-- start of Dataset excerpt --

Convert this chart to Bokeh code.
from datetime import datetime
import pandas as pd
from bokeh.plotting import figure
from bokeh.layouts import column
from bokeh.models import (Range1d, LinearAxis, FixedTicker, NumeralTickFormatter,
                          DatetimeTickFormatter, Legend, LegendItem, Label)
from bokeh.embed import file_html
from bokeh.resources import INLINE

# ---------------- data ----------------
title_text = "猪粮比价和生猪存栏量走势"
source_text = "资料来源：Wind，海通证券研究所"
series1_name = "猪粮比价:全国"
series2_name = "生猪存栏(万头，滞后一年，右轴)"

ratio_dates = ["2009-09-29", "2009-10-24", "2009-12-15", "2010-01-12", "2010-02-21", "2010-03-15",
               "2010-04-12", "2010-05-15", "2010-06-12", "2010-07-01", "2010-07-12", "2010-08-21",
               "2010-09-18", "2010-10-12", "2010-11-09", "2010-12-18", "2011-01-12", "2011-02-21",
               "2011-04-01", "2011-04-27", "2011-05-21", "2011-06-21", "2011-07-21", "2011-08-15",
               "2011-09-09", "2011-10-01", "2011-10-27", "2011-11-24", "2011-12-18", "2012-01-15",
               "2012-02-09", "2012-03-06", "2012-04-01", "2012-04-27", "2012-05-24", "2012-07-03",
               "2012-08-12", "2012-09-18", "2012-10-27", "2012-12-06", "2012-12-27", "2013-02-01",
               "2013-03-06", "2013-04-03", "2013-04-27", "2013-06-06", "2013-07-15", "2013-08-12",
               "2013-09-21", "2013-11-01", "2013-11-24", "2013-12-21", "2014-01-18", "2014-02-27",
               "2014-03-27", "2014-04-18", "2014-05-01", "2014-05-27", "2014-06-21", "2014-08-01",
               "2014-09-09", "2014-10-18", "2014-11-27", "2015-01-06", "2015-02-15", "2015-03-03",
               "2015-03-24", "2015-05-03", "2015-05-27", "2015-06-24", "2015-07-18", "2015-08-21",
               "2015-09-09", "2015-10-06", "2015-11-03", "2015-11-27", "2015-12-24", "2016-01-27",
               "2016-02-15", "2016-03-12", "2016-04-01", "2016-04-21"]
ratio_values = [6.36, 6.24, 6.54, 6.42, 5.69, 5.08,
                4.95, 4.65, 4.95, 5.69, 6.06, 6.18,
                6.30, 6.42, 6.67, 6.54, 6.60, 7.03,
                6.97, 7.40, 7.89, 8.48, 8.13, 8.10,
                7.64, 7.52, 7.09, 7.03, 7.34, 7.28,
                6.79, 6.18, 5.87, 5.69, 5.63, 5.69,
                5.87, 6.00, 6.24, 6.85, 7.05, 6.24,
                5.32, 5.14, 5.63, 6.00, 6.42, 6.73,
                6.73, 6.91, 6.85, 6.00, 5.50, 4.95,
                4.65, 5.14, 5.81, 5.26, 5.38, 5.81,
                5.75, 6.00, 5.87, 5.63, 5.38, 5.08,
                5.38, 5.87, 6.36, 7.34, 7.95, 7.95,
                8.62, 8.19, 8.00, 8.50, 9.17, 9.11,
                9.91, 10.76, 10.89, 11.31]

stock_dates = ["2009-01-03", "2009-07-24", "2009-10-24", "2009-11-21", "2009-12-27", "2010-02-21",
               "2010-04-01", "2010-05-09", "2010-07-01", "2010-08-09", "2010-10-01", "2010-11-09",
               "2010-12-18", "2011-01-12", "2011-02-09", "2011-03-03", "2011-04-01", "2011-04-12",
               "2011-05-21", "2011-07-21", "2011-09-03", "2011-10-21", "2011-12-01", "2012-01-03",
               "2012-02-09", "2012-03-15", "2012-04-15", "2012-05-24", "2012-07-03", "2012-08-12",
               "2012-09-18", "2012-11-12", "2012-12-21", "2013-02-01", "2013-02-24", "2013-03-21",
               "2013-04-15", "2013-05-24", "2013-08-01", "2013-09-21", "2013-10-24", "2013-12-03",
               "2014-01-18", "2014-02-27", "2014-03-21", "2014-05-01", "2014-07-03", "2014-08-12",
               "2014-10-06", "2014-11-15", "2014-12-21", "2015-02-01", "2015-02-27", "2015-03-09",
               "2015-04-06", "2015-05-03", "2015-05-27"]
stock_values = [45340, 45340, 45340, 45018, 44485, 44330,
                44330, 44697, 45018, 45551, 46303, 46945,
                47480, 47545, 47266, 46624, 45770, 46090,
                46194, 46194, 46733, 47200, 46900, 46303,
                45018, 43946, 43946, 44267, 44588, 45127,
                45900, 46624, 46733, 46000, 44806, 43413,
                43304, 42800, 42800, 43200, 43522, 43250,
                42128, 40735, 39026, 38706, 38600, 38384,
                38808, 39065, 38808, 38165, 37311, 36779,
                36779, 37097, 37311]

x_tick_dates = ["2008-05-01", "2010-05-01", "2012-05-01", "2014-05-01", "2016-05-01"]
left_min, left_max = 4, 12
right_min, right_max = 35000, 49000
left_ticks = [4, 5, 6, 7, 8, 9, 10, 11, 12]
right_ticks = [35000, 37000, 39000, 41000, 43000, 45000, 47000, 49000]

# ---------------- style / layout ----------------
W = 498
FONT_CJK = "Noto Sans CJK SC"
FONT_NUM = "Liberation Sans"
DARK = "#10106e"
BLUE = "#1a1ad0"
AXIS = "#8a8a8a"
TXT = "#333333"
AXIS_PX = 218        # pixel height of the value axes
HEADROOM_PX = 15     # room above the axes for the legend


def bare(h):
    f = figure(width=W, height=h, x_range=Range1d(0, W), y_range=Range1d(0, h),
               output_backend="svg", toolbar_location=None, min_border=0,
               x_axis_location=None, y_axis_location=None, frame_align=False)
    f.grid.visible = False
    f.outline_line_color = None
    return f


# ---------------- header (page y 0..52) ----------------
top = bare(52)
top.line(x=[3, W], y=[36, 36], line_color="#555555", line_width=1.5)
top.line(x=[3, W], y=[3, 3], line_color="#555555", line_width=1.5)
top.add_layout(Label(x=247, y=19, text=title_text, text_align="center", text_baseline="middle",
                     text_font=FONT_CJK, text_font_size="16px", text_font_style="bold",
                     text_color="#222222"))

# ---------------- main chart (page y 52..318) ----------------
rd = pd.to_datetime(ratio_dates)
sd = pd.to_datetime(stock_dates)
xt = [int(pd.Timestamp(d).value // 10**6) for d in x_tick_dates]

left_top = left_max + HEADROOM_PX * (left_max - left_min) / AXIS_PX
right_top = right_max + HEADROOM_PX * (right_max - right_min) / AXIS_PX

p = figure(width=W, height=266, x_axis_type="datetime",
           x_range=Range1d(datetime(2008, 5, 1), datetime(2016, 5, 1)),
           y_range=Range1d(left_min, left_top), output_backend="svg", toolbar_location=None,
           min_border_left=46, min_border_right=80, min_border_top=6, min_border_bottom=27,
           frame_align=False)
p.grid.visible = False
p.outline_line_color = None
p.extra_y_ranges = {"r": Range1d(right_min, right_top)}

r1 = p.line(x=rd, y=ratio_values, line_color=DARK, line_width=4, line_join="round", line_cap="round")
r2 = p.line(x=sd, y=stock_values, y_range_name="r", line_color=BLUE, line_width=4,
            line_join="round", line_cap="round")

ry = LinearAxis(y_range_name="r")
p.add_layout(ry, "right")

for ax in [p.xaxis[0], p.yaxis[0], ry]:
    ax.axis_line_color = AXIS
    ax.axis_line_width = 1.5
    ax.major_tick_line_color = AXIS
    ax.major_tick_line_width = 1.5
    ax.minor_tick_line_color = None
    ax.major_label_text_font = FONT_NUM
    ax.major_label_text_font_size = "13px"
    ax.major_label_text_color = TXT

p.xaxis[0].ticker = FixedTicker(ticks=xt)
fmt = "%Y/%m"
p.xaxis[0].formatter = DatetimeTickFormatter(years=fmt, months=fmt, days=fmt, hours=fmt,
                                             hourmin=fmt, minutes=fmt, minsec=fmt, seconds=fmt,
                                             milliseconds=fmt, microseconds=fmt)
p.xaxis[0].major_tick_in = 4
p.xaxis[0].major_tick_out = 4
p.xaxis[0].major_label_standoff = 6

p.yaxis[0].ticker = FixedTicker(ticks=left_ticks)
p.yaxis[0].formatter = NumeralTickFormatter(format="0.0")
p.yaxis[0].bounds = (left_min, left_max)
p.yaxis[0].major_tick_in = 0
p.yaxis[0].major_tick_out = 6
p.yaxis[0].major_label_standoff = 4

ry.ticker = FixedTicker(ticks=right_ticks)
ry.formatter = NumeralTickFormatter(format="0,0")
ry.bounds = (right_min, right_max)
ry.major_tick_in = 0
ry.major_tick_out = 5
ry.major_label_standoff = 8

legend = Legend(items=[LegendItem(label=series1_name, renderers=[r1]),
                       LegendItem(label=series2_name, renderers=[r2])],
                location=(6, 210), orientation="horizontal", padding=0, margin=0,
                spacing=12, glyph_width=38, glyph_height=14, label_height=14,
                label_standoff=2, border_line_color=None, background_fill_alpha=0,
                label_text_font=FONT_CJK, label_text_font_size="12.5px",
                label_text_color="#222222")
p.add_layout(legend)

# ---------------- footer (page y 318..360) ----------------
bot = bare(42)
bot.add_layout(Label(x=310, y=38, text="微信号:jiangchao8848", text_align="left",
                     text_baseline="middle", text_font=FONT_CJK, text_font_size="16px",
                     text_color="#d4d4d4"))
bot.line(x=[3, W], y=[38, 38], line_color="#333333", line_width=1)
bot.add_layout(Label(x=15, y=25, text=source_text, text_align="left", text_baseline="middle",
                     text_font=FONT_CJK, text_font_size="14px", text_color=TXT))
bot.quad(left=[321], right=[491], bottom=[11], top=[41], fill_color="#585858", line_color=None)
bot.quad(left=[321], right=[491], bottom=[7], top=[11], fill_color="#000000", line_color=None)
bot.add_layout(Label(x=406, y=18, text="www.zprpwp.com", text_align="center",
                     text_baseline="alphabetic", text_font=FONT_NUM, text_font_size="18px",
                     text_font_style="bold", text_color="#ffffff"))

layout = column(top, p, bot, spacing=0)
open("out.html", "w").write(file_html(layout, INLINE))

-- end of Dataset excerpt --

## Exercise task
Repeat, exactly and only, the lines from the beginning of the material through the line that contains "from bokeh.resources import INLINE".

## Full answer
Convert this chart to Bokeh code.
from datetime import datetime
import pandas as pd
from bokeh.plotting import figure
from bokeh.layouts import column
from bokeh.models import (Range1d, LinearAxis, FixedTicker, NumeralTickFormatter,
                          DatetimeTickFormatter, Legend, LegendItem, Label)
from bokeh.embed import file_html
from bokeh.resources import INLINE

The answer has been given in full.